Federal Reserve Bank of Chicago President Austan Goolsbee said policymakers could approve several additional interest rate cuts this year if inflation resumes a steady decline toward the central bank’s 2% target, highlighting how closely future policy decisions remain tied to incoming economic data.
Speaking in recent interviews, Goolsbee acknowledged that inflation has cooled from previous highs but emphasized that underlying price pressures, particularly in services, remain stubborn. His comments come as the Federal Reserve holds interest rates steady between 3.5% and 3.75%, waiting for clearer signals about the direction of inflation and economic growth.
While markets continue to anticipate eventual easing, policymakers appear cautious about moving too quickly after years of elevated inflation.
Services inflation remains a sticking point for policymakers
Although the latest Consumer Price Index report showed inflation rising 2.4% year over year, Goolsbee said part of the slowdown reflected statistical comparisons rather than a broad-based cooling in prices. Services inflation, which tends to be slower to adjust, remains elevated around the 3% range, suggesting underlying pressure has not fully eased.
Economists often view services inflation as more persistent because it is closely tied to wages, housing costs, and long-term contracts. As a result, even modest improvements in headline inflation may not be enough to convince policymakers that price stability has been restored.
Goolsbee described the current environment as one with both “positive signs” and “warning signals,” reinforcing the Federal Reserve’s data-dependent approach.
Fed maintains holding pattern amid mixed economic signals
The Federal Reserve chose to keep rates unchanged at its January meeting, reflecting a balance between easing inflation concerns and signs of resilience in the labor market. Recent employment data showed stronger-than-expected job growth and a slight decline in unemployment to around 4.3%, reducing immediate pressure on the central bank to cut rates.
At the same time, policymakers remain wary of moving too quickly. Inflation measured by the Fed’s preferred gauge, the Personal Consumption Expenditures price index, has remained near 2.8% for months, underscoring how progress toward the 2% target has slowed.
Goolsbee said additional cuts remain possible but stressed that officials need to see sustained improvement before shifting policy direction.

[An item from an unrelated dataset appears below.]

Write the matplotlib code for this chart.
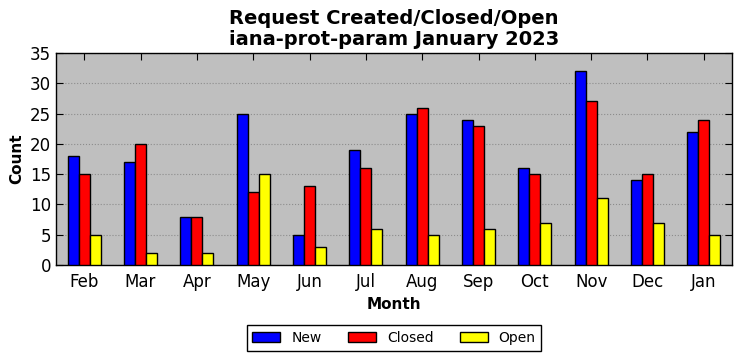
import matplotlib
matplotlib.use('Agg')
import matplotlib.pyplot as plt
import numpy as np

months = ['Feb', 'Mar', 'Apr', 'May', 'Jun', 'Jul', 'Aug', 'Sep', 'Oct', 'Nov', 'Dec', 'Jan']
new_counts = [18, 17, 8, 25, 5, 19, 25, 24, 16, 32, 14, 22]
closed_counts = [15, 20, 8, 12, 13, 16, 26, 23, 15, 27, 15, 24]
open_counts = [5, 2, 2, 15, 3, 6, 5, 6, 7, 11, 7, 5]

fig = plt.figure(figsize=(7.42, 3.61), dpi=100)
ax = fig.add_axes([56/742, 1 - 265/361, 676/742, 212/361])
ax.set_facecolor('#bfbfbf')

x = np.arange(len(months))
w = 0.195
ax.bar(x - w, new_counts, w, color='blue', edgecolor='black', linewidth=1, label='New', zorder=3)
ax.bar(x, closed_counts, w, color='red', edgecolor='black', linewidth=1, label='Closed', zorder=3)
ax.bar(x + w, open_counts, w, color='yellow', edgecolor='black', linewidth=1, label='Open', zorder=3)

ax.set_xlim(-0.5, len(months) - 0.5)
ax.set_ylim(0, 35)
ax.set_yticks(range(0, 36, 5))
ax.set_xticks(x)
ax.set_xticklabels(months)
ax.tick_params(direction='in', top=True, right=True, length=5, labelsize=12)
ax.tick_params(axis='x', pad=6)
ax.yaxis.grid(True, linestyle=':', color='#8c8c8c', linewidth=0.8, zorder=0)
ax.set_axisbelow(True)
for s in ax.spines.values():
    s.set_linewidth(1)

ax.set_xlabel('Month', fontsize=11, fontweight='bold')
ax.set_ylabel('Count', fontsize=11, fontweight='bold')
ax.set_title('Request Created/Closed/Open\niana-prot-param January 2023', fontsize=14, fontweight='bold', linespacing=1.1)

fig.legend(loc='center', bbox_to_anchor=(394/742, 1 - 338/361), ncol=3, fontsize=10,
           fancybox=False, edgecolor='black', framealpha=1, columnspacing=1.9, handlelength=2.0)

fig.savefig('out.png', dpi=100)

Leadership transition adds another layer of uncertainty
The Federal Reserve’s outlook is also shaped by an approaching leadership change. President Donald Trump has nominated former Fed Governor Kevin Warsh to replace Chair Jerome Powell when Powell’s term ends in May, a transition that could influence how markets interpret future rate decisions.
Investors are watching closely to see whether new leadership might alter the pace of rate cuts or change the central bank’s communication strategy. Futures markets currently suggest traders expect the next rate reduction to arrive around mid-year, though policymakers remain divided over the number of cuts that may ultimately occur.
Neutral rate estimates suggest room for easing if inflation cools
Goolsbee indicated that a federal funds rate near 3% could represent a rough estimate of a neutral policy stance, implying two or three additional quarter-point cuts if inflation trends continue improving. However, he emphasized that such moves depend on confirming a sustained downward path toward the Fed’s inflation objective.
Upcoming economic projections and new inflation data releases are expected to play a key role in shaping expectations ahead of the next Federal Open Market Committee meetings.
For now, the Federal Reserve appears committed to a cautious approach, balancing optimism about cooling inflation with lingering concern that price pressures could become entrenched if policy loosens too quickly.